**DATASET EXTRACT**

===============

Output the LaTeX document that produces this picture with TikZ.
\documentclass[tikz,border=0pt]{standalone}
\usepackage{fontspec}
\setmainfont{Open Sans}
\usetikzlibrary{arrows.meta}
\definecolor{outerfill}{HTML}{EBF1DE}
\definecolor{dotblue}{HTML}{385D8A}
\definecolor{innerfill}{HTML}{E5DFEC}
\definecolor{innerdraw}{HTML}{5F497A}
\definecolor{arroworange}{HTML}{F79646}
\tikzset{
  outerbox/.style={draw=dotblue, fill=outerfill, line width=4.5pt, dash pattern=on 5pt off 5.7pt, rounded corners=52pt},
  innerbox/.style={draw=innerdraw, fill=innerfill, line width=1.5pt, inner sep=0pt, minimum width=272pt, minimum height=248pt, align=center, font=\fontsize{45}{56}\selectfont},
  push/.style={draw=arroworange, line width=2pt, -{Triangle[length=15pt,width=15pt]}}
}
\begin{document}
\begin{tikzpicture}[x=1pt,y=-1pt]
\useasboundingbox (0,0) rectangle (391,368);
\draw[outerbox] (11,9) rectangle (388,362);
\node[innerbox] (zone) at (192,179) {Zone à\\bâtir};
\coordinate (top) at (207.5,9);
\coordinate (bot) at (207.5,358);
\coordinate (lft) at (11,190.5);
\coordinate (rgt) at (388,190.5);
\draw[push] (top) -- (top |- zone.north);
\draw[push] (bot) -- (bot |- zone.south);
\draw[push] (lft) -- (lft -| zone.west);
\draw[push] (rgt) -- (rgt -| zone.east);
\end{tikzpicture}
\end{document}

===============

**TASK DIRECTIONS**
Exactly reproduce the material above.

**THE SOLUTION**
Output the LaTeX document that produces this picture with TikZ.
\documentclass[tikz,border=0pt]{standalone}
\usepackage{fontspec}
\setmainfont{Open Sans}
\usetikzlibrary{arrows.meta}
\definecolor{outerfill}{HTML}{EBF1DE}
\definecolor{dotblue}{HTML}{385D8A}
\definecolor{innerfill}{HTML}{E5DFEC}
\definecolor{innerdraw}{HTML}{5F497A}
\definecolor{arroworange}{HTML}{F79646}
\tikzset{
  outerbox/.style={draw=dotblue, fill=outerfill, line width=4.5pt, dash pattern=on 5pt off 5.7pt, rounded corners=52pt},
  innerbox/.style={draw=innerdraw, fill=innerfill, line width=1.5pt, inner sep=0pt, minimum width=272pt, minimum height=248pt, align=center, font=\fontsize{45}{56}\selectfont},
  push/.style={draw=arroworange, line width=2pt, -{Triangle[length=15pt,width=15pt]}}
}
\begin{document}
\begin{tikzpicture}[x=1pt,y=-1pt]
\useasboundingbox (0,0) rectangle (391,368);
\draw[outerbox] (11,9) rectangle (388,362);
\node[innerbox] (zone) at (192,179) {Zone à\\bâtir};
\coordinate (top) at (207.5,9);
\coordinate (bot) at (207.5,358);
\coordinate (lft) at (11,190.5);
\coordinate (rgt) at (388,190.5);
\draw[push] (top) -- (top |- zone.north);
\draw[push] (bot) -- (bot |- zone.south);
\draw[push] (lft) -- (lft -| zone.west);
\draw[push] (rgt) -- (rgt -| zone.east);
\end{tikzpicture}
\end{document}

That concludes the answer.